• _The problem_
Quote the listing below in full and exactly as written, but omit every picture.

• _Recorded data_
>> Start

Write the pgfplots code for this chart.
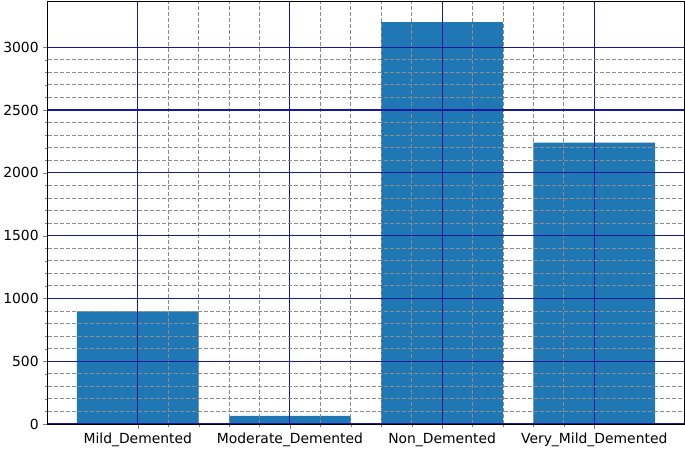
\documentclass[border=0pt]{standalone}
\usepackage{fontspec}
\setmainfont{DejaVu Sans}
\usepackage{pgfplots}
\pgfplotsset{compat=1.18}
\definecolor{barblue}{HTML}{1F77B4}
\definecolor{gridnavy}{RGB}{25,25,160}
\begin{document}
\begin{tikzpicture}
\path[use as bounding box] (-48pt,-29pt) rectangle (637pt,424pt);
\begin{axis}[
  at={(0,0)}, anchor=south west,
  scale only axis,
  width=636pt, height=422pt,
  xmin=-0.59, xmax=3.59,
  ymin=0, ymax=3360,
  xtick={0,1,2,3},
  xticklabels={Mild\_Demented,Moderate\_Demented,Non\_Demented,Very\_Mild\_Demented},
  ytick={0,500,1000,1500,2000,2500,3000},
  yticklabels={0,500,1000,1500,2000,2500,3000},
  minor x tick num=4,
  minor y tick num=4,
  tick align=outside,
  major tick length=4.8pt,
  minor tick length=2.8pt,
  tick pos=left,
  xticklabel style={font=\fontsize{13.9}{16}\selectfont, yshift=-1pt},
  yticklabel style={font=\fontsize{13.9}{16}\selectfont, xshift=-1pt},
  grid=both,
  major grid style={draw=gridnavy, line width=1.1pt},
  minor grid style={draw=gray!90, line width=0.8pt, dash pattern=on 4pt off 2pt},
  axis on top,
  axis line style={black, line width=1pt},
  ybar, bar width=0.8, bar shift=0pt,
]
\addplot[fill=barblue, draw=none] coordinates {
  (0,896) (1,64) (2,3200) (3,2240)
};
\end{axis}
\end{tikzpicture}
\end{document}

>> End

• _Exercise output_
Write the pgfplots code for this chart.
\documentclass[border=0pt]{standalone}
\usepackage{fontspec}
\setmainfont{DejaVu Sans}
\usepackage{pgfplots}
\pgfplotsset{compat=1.18}
\definecolor{barblue}{HTML}{1F77B4}
\definecolor{gridnavy}{RGB}{25,25,160}
\begin{document}
\begin{tikzpicture}
\path[use as bounding box] (-48pt,-29pt) rectangle (637pt,424pt);
\begin{axis}[
  at={(0,0)}, anchor=south west,
  scale only axis,
  width=636pt, height=422pt,
  xmin=-0.59, xmax=3.59,
  ymin=0, ymax=3360,
  xtick={0,1,2,3},
  xticklabels={Mild\_Demented,Moderate\_Demented,Non\_Demented,Very\_Mild\_Demented},
  ytick={0,500,1000,1500,2000,2500,3000},
  yticklabels={0,500,1000,1500,2000,2500,3000},
  minor x tick num=4,
  minor y tick num=4,
  tick align=outside,
  major tick length=4.8pt,
  minor tick length=2.8pt,
  tick pos=left,
  xticklabel style={font=\fontsize{13.9}{16}\selectfont, yshift=-1pt},
  yticklabel style={font=\fontsize{13.9}{16}\selectfont, xshift=-1pt},
  grid=both,
  major grid style={draw=gridnavy, line width=1.1pt},
  minor grid style={draw=gray!90, line width=0.8pt, dash pattern=on 4pt off 2pt},
  axis on top,
  axis line style={black, line width=1pt},
  ybar, bar width=0.8, bar shift=0pt,
]
\addplot[fill=barblue, draw=none] coordinates {
  (0,896) (1,64) (2,3200) (3,2240)
};
\end{axis}
\end{tikzpicture}
\end{document}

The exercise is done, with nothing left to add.